States may not treat VA disability payment as community property that is divisible during a dissolution action. Mansell v. Mansell (1989).  490 US 581 As set forth in Mansell v. Mansell, “the former spouses’ protection act does not grant state courts the power to treat as property divisible upon divorce military retirement pay that has been waived to receive veterans disability benefits.”  Mansell v. Mansell (1989).  490 US 581

Can VA disability be considered as income for support purposes?


These benefits are non-taxable and available to be considered for support purposes, such as child and spousal (alimony).  Pursuant to Rose v.

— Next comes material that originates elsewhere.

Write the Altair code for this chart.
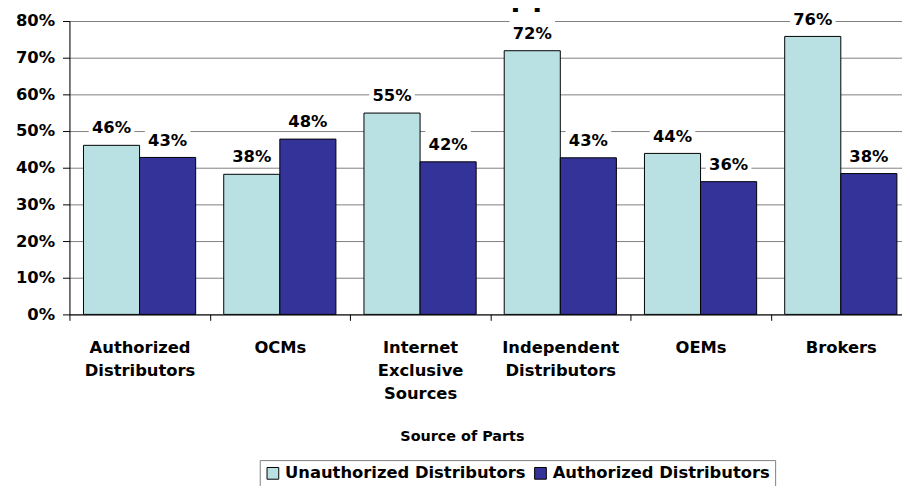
import altair as alt
import pandas as pd

categories = ["Authorized|Distributors", "OCMs", "Internet|Exclusive|Sources",
              "Independent|Distributors", "OEMs", "Brokers"]
series = ["Unauthorized Distributors", "Authorized Distributors"]
unauthorized = [46.1, 38.2, 54.9, 71.9, 43.9, 75.8]
authorized = [42.8, 47.8, 41.6, 42.7, 36.2, 38.4]
unauth_labels = ["46%", "38%", "55%", "72%", "44%", "76%"]
auth_labels = ["43%", "48%", "42%", "43%", "36%", "38%"]
y_ticks = [0, 10, 20, 30, 40, 50, 60, 70, 80]
colors = ["#B9E0E3", "#333399"]
title_text = "Suppliers"

rows = []
for i, c in enumerate(categories):
    rows.append({"cat": c, "series": series[0], "value": unauthorized[i], "label": unauth_labels[i]})
    rows.append({"cat": c, "series": series[1], "value": authorized[i], "label": auth_labels[i]})
df = pd.DataFrame(rows)

FONT = "DejaVu Sans"

x_enc = alt.X(
    "cat:N", sort=categories,
    scale=alt.Scale(paddingInner=0, paddingOuter=0, range=[0, 849]),
    axis=alt.Axis(
        labelAngle=0, tickBand="extent", ticks=True, tickSize=6, tickColor="black",
        domainColor="black", grid=False,
        labelExpr="split(datum.label, '|')",
        labelFont=FONT, labelFontSize=16.5, labelFontWeight="bold", labelColor="black",
        labelLineHeight=23.5, labelPadding=19,
        title="Source of Parts", titleFont=FONT, titleFontSize=14.5, titleFontWeight="bold",
        titleColor="black", titleX=396, titleY=123, titleBaseline="middle", titleAlign="center",
    ),
)
xoff_enc = alt.XOffset("series:N", sort=series,
                       scale=alt.Scale(paddingInner=0, paddingOuter=0.25))

y_scale = alt.Scale(domain=[0, 80], nice=False, zero=True)
y_axis = alt.Axis(
    values=y_ticks, tickCount=9, labelExpr="datum.value + '%'", grid=True, gridColor="#808080",
    gridWidth=1, tickSize=7, tickColor="black", domainColor="black",
    labelFont=FONT, labelFontSize=16.5, labelFontWeight="bold", labelColor="black",
    labelPadding=8, labelOverlap=False, title=None)

bars = alt.Chart(df).mark_bar(stroke="black", strokeWidth=1).encode(
    x=x_enc, xOffset=xoff_enc,
    y=alt.Y("value:Q", scale=y_scale, axis=y_axis),
    color=alt.Color("series:N", sort=series,
                    scale=alt.Scale(domain=series, range=colors),
                    legend=alt.Legend(
                        title=None, orient="none", legendX=192, legendY=443,
                        direction="horizontal", strokeColor="#808080", fillColor="white",
                        padding=5, symbolType="square", symbolSize=140,
                        symbolStrokeColor="black", symbolStrokeWidth=1, symbolOpacity=1,
                        labelFont=FONT, labelFontSize=16.5, labelFontWeight="bold",
                        labelColor="black", labelLimit=500, columnPadding=6, labelOffset=4)),
)

boxes = alt.Chart(df).transform_calculate(
    lo="datum.value + 2.4", hi="datum.value + 8.4"
).mark_bar(color="white", width=46).encode(
    x=x_enc, xOffset=xoff_enc,
    y=alt.Y("lo:Q", scale=y_scale, axis=y_axis), y2="hi:Q",
)

texts = alt.Chart(df).mark_text(
    dy=-12, baseline="alphabetic", font=FONT, fontSize=16.5, fontWeight="bold", color="black"
).encode(
    x=x_enc, xOffset=xoff_enc,
    y=alt.Y("value:Q", scale=y_scale, axis=y_axis), text="label:N",
)

title = alt.Chart(pd.DataFrame({"t": [title_text]})).mark_text(
    align="left", baseline="alphabetic", font="Liberation Sans", fontSize=36,
    fontWeight="bold", color="black"
).encode(text="t:N", x=alt.value(399), y=alt.value(-16))

chart = alt.layer(bars, boxes, texts, title).properties(
    width=840, height=296,
    autosize=alt.AutoSizeParams(type="none"),
    padding={"left": 62, "top": 11, "right": 0, "bottom": 171},
).configure_view(stroke=None).configure(background="white")

chart.save("out.html", embed_options={"renderer": "svg", "actions": False})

Rose (1987) 481 US 619, the Court held that “A state court has jurisdiction to hold a disabled veteran in contempt for failing to pay child support, even if the veteran’s only means of satisfying this obligation is to utilize the veteran’s benefits received as compensation for a service-connected disability. . . although veterans’ disability benefits may be exempt from attachment while in the VA’s hands, once they are delivered to the veteran, a state court can require that they be used to satisfy a child support order.” 

Can Washington divide my military retirement pay as property?

It depends.  

If Washington does not have jurisdiction over the military spouse, then the Uniformed Services Former Spouse Prevention Act prevents a State Court from doing so. In determining if a Court has jurisdiction, you would look at whether Washington is the military member’s residence based on some other reason than because of their military assignment; is Washington their domicile or does the military member consent to the Court’s jurisdiction? If the military member’s residence is not Washington, their domicile is not Washington or they do not consent to jurisdiction; then Washington does not have the ability to divide retirement pay of a military member.

I have heard of the 20/20/20 rule in a divorce. What does that mean?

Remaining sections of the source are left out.